El jardín de El Coso de Cehegín, en Murcia
El recién concluido recinto de El Coso de Cehegín, del equipo de arquitectos madrileño Cómo crear historias, ofrece algunos valiosos apuntes en torno al uso y disfrute de nuestras ciudades, así como la muy necesaria puesta en valor de espacios que habitualmente soslayamos.
El Coso materializa el interés de los arquitectos por el diseño de infraestructuras naturales que interpretan y transforman el paisaje
La oficina de arquitectura, afincada en Rivas-Vaciamadrid, está formada por Mónica García Fernández y Javier Rubio Montero (ambos de la capital, 1976), quienes pertenecen a esa generación de arquitectos que, tras salir de la universidad, vieron esfumarse el perfume de la disciplina a la ventolera de la crisis: Cehegín fue su primer concurso ganado y, doce años después, al fin su primera obra. No todo es malo.

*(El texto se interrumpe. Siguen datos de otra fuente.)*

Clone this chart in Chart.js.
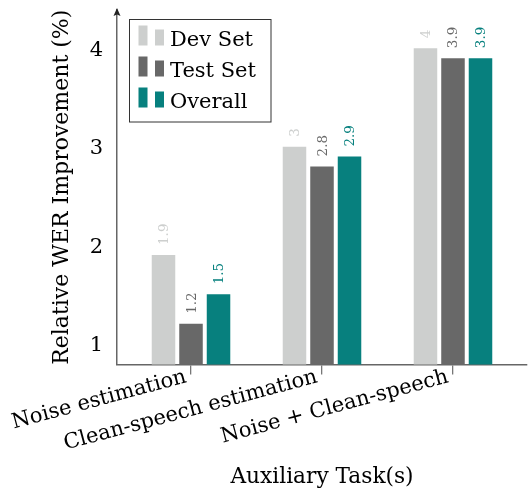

Este plazo tan dilatado (reconocen los arquitectos) ha permitido el desarrollo e incorporación de determinadas tecnologías aún experimentales una década atrás resultaban, pero hoy ya plenamente integradas en el mercado.El Coso materializa el interés de Cómo crear historias por el diseño de infraestructuras naturales que interpretan y transforman el paisaje. En este caso, el corte topográfico, de casi veinte metros de desnivel, sirve para reciclar las aguas residuales gracias a su circulación y tratamiento por las nuevas especies verdes que ahora habitan los estanques. Será, como dicen sus autores, un "jardín que produce agua", autosuficiente. Hablar de esta actuación sólo como parque o elemento superficial es, no obstante, impreciso. La obra entremezcla los recorridos peatonales (necesaria sutura con el tejido circundante) con un nuevo volumen que parece emerger de la propia topografía y que aloja un vivero de empresas en el que se reubican instalaciones preexistentes en la zona.
Esta intervención es también un triunfo de lo específico frente a lo genérico. Podríamos explicar el rutinario diseño de nuestras plazas aludiendo a la idea del sombreado: un patrón que unifica visualmente el vacío, borra sus imperfecciones y, cuando llega a los bordes, se interrumpe. El Coso, sin embargo, opta por parecerse más a un tatuaje, a un trabajo a medida del lugar que aprovecha sus características hasta integrarse plenamente. Si nos interesa no es solo porque urbaniza un espacio con cierta habilidad estética o resuelve el tránsito entre dos cotas distantes, sino porque sabe ver algo en un yermo. Puede que el Coso no nos dé la razón ni asienta frente a un canon estético obligatorio, pero recupera algo que se daba por perdido y lo pone al servicio de los demás. ¿De verdad podemos seguir permitiéndonos que las ciudades se construyan a espaldas de los intereses del público y apoyándose tan sólo en criterios estéticos? La pregunta se responde sola.